AMQP is a message queue protocol. You may have noticed that ES already offers a RabbitMQ river. I can't see how extra message queues could be a base technology for ramping up ES change notification streams. It depends on the implementation but I do not see the advantage how an extra message queue system can keep up the performance when hundreds or thousands of ES nodes send notifications. Even the events of one single node may overwhelm external message queue systems. I think, just to create and receive change notifications from ES, an extra message queue implementation is just overhead. For consolidation, you have already the ES cluster model with the client node that waits for the response to the requests sent. The client should decide per parameter if changes should be received from the local node, from the nodes of a specific index, or from the nodes of the whole cluster.

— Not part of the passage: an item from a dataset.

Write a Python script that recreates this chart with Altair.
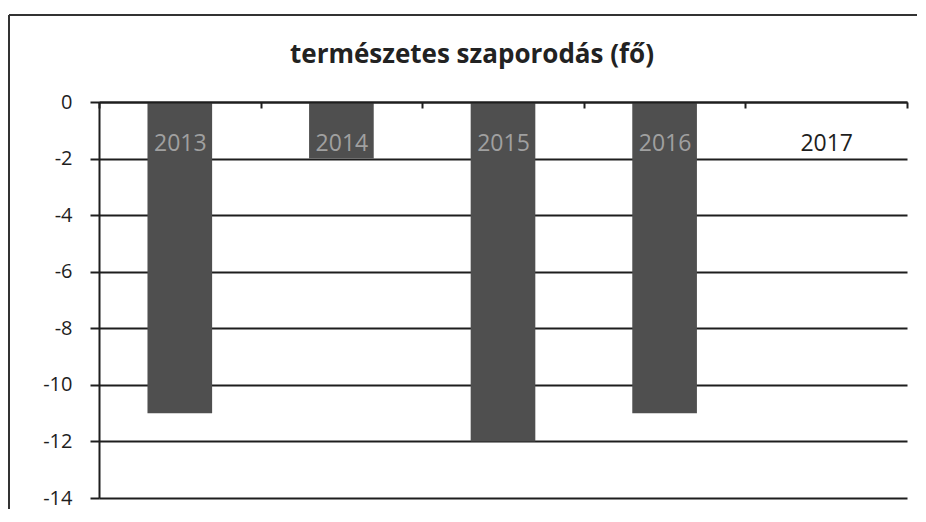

There is already an ES Thrift plugin to replace the HTTP transport. Thrift is a data type language for cross-language RPC services, like Protobuf and Avro. For creating a language you must specify an RPC service for change notifications, and this will substitute more or less the JSON and the REST on the wire. In summary, HTTP, Websocket, Thrift, Protobuf, Avro are just transport technologies. They are exchangeable, so they should be not specific about how ES change notification are implemented. My point was, Netty HTTP is already in ES, and that's why Netty Websocket is an interesting option. I've already implemented Websocket as an ES transport some months ago :)

yannnis commented 11 years ago

+1

ghost commented 11 years ago

Hello all!

I'm currently working on replacing Netty 3.6 in ElasticSearch with Netty 4.0. The goal is to first recreate all original functionality in ES's current HTTP implementation, then follow up by adding WebSockets (which is made far easier in 4.0)

A few things: 4.0 is not yet fully released. I don't intend on merging until:

A. everything I do has been tested B. Netty 4.0 reaches stable.

I may make a fork before merging.

I've fixed the following packages:

org.elasticsearch.bulk.udp org.elasticsearch.common.bytes org.elasticsearch.common.compress org.elasticsearch.common.compress.lzf

To do:

org.elasticsearch.common.netty org.elasticsearch.http.netty org.elasticsearch.transport.netty

The packages that were complete were minor modifications. The ones currently up next are more difficult, so would take me more time.

-Cris

ghost commented 11 years ago

Hello again!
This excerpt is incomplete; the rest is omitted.